I should not have been surprised as a new pastor that there would be some parts of the job that I liked and found energizing, while there would be other parts that I did not.
True of any job, right?
From my earliest days of ministry, I have enjoyed meeting, getting to know, and working with new church members. They almost always show up with smiles and energy and, if I’m lucky, with little baggage.
We call them the un-churched, and under our careful leadership they get churched.
Early on I thought, “Well, this is my true calling. This is what God has uniquely gifted me to do. Billy Graham and me, and maybe one or two others!”
After a few years of ministry I should confess that the reason I like this part of the job is because it’s easy. People on the way in are always easier to work with than people on the way out.

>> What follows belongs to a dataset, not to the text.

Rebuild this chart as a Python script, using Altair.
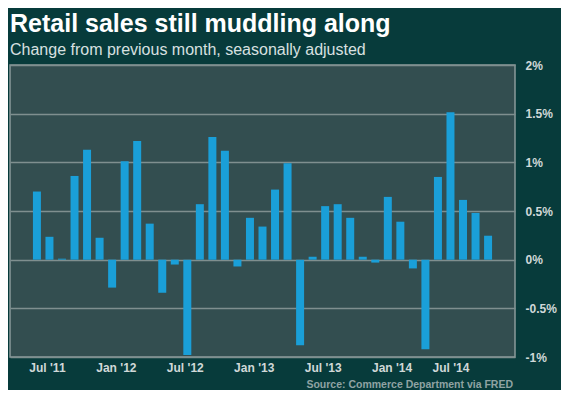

The part of the job that I never liked, that I have found de-motivating, was working with the de-churched, people who for one reason or another were fed up with the church – sometimes just my church, but often with most churches.
I remember coming to a new church several years ago – a church that advertised itself as having 2000 members – and at my first board meeting a motion was made to remove hundreds of names from our active rolls (and hundreds more from our inactive rolls). It must have been one of the largest purges of membership rolls in the history of the church.
I felt as though the wind had been knocked out of me. And no else around the table seemed to blink an eye.
At first I stuttered and stammered. I wondered what had been done to contact these people. The chairperson of the membership committee looked wearily at me and said, “Would you like to call on a few of these people? I’m sure a few of them would be receptive to a visit.”
Here’s what I was thinking: Would I like to call on these people? No, I would not. Do you really think I would like fill up every free evening between now and Easter with a visit to people who are hurt, angry, turned off, fed up, or just plain sick of the church? No, I have better, happier things to do.
But here’s what I said: “Sure, give me a few names. And while you’re at it, pass the rest of the list around so that we can do this together.”
No one looked happy. I’m sure I didn’t either.
And at that point I decided that we should pray. I prayed that the holy Spirit would pour out on us that rare spiritual gift of being able to keep our mouths shut, while the people on our lists spoke to us from their hearts.
My thinking hasn’t changed much over the years about what is fun (and what is not) in my job. What has changed is the growing realization that to be a pastor – to be a shepherd – means finding the sheep who get lost along the way. It’s not fun, but it’s important.
(Photo: This one is definitely from deep in the archives. That’s where I lived when I served my church in Wheaton. Tree Tops Lane is the best street name I’ve ever known, though I don’t miss the leaf raking.)